As Polygraph.info previously reported, research and reports by human rights organizations, think tanks and media, and leaked Chinese government documents, have shown that China operates a massive detention network – which China calls “Vocational Skills Education Training Centers” – where an estimated 1 million Muslims, most of them Uyghurs, have been interned.

Those not detained have been subjected to intrusive surveillance, political indoctrination, forced cultural assimilation,religious restrictions, forced labor and forced sterilizations.

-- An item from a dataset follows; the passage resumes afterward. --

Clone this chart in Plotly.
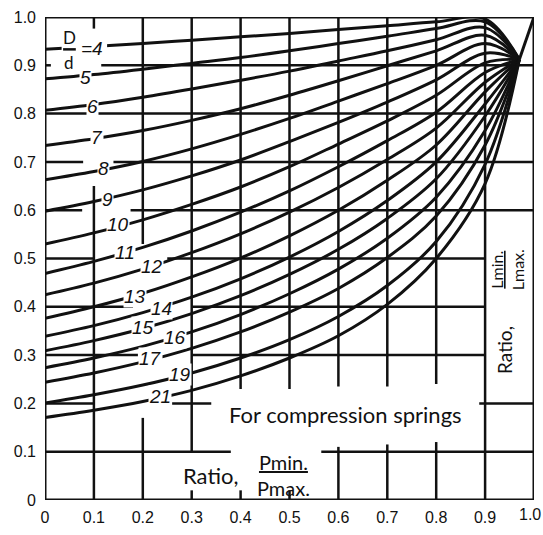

Former detainees who fled China described being forced to renounce Islam and sing praises for the CCP, subjected to harsh living conditions and tortured during interrogation. Women said they were sexually abused and even raped.

Human rights organizations like Human Rights Watch and Amnesty International have stated that China’s treatment of Uyghurs amounts to “crimes against humanity.”

The U.S. State Department of State, along with the parliaments of Canada, the Netherlands, United Kingdom and Lithuania, have characterized Beijing’s behavior in Xinjiang as a “genocide.”

China’s government has repeatedly rejected all allegations of human rights abuses in Xinjiang, denouncing them as “politically motivated” and based on “lies.” Beijing has also resisted international calls for independent investigations in Xinjiang.

In May, Georg Fahrion, the Beijing correspondent for the German news magazine Der Spiegel, traveled to Xinjiang. “Even as we observe something with our own eyes, we can’t be sure of what we are seeing," he wrote. "People cannot speak freely, and state control is omnipresent.”

Fahrion and his team also made a stop in Kashgar. He recalled that colleagues who had last visited Xinjiang in 2018 had described Kashgar as similar to “Baghdad after the war” and “a region that seemed to be under siege,” with “museum guards in flak jackets and imperious policemen everywhere.”

Fahrion observed that this was “no longer the case” for Kashgar three years later.

“The repression has changed and become less obvious … It seems like Chinese leaders believe that they have broken all resistance and can therefore allow things to relax,” he wrote.